I first came out when I started uni. I was making new friends who had nothing to judge me for, so in a way it was probably quite easy to tell them I was gay. But I was always paranoid that they'd tell my parents, which was something I wasn't anywhere near ready to handle.
I finally told my parents and brother that I was gay last Easter. They were fantastic about it - completely unphased. But that doesn't make it easier for anyone else, just me. So I count myself lucky. I know cultures differ and can make things tough, and there's nothing worse than some sanctimonious pr*ck banging on about how he came out and how easy it was.
It's not easy. It's f*cking terrifying. And to read your story, written so honestly - even if you do feel distanced from it in the telling - will, I hope, really help someone out there.
These coming out story’s are always my favourite, especially when they are written like this. Mine wasn’t easy either (who’s is?). Jehovah’s Witness parents, and living in a small town, desperate for some kind of real affection from someone... blah blah...it was a rollercoaster but I ended up being very lucky, considering how bad it could’ve been.

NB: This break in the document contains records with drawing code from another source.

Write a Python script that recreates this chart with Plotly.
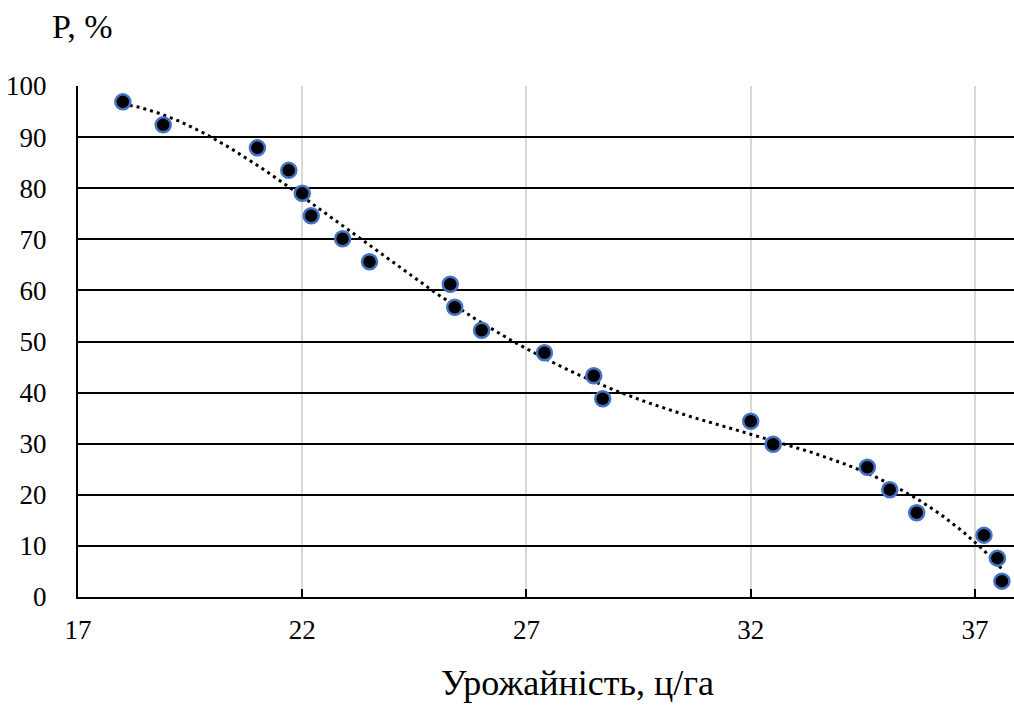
import numpy as np
import plotly.graph_objects as go

# Data
yield_c_ha = [18.0, 18.9, 21.0, 21.7, 22.0, 22.2, 22.9, 23.5, 25.3, 25.4, 26.0,
              27.4, 28.5, 28.7, 32.0, 32.5, 34.6, 35.1, 35.7, 37.2, 37.5, 37.6]
prob_pct = [96.9, 92.4, 87.9, 83.5, 79.0, 74.6, 70.1, 65.6, 61.2, 56.7, 52.2,
            47.8, 43.3, 38.8, 34.4, 29.9, 25.4, 21.0, 16.5, 12.1, 7.6, 3.1]
x_ticks = [17, 22, 27, 32, 37]
y_ticks = [0, 10, 20, 30, 40, 50, 60, 70, 80, 90, 100]

FONT = "'Liberation Serif', 'Times New Roman', serif"

# Polynomial trend line fitted to the data
poly = np.polynomial.Polynomial.fit(yield_c_ha, prob_pct, 4)
xt = np.linspace(min(yield_c_ha), max(yield_c_ha), 400)
yt = poly(xt)

fig = go.Figure()
fig.add_trace(go.Scatter(x=xt, y=yt, mode="lines",
                         line=dict(color="black", width=3, dash="3px,4px"),
                         hoverinfo="skip", showlegend=False))
fig.add_trace(go.Scatter(x=yield_c_ha, y=prob_pct, mode="markers",
                         marker=dict(size=15, color="black",
                                     line=dict(color="#4472C4", width=2.5)),
                         showlegend=False))

fig.update_layout(
    width=1014, height=719,
    margin=dict(l=78, r=0, t=86, b=122),
    paper_bgcolor="white", plot_bgcolor="white",
    font=dict(family=FONT, size=27, color="black"),
    xaxis=dict(range=[17, 37.87], tickvals=x_ticks,
               showgrid=True, gridcolor="#d9d9d9", gridwidth=2,
               showline=True, linecolor="black", linewidth=2,
               ticks="inside", ticklen=8, tickwidth=2, tickcolor="black",
               ticklabelstandoff=8, zeroline=False),
    yaxis=dict(range=[0, 100], tickvals=y_ticks,
               showgrid=True, gridcolor="black", gridwidth=1.6,
               showline=True, linecolor="black", linewidth=2,
               ticks="", ticklabelstandoff=24, zeroline=False),
    annotations=[
        dict(text="P, %", xref="paper", yref="paper", showarrow=False,
             font=dict(family=FONT, size=34, color="black")),
        dict(text="Урожайність, ц/га", xref="paper", yref="paper", showarrow=False,
             font=dict(family=FONT, size=36, color="black")),
    ],
)
pw = 1014 - 78
ph = 719 - 86 - 122
fig.layout.annotations[0].update(x=(50 - 78) / pw, y=(597 - 27) / ph,
                                 xanchor="left", yanchor="middle")
fig.layout.annotations[1].update(x=(577 - 78) / pw, y=(597 - 683) / ph,
                                 xanchor="center", yanchor="middle")

fig.write_html("out.html")
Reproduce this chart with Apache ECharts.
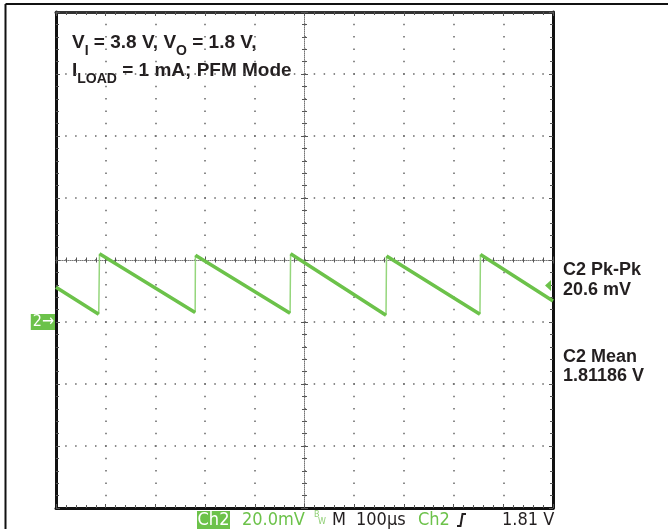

The thing that shocks me most is how so many parts of the world are still so far behind in accepting love between two people of the same sex. An amazing person who everyone looks up to will announce his/her homosexuality and in that instant becomes a bad person. It disgusts me how people can ostracise their own offspring.
ALL THANKS TO RELIGION!
I'm sure by now you've discovered that life just keeps on getter better with each day!
religion's screwed up alot of this world. You said available for bar mitzvahs. Were you raised in a particular religion?
Nice post, you might not know it but you help alot of people. I suppose I'm in the same situation, dunno if I'll ever have your courage!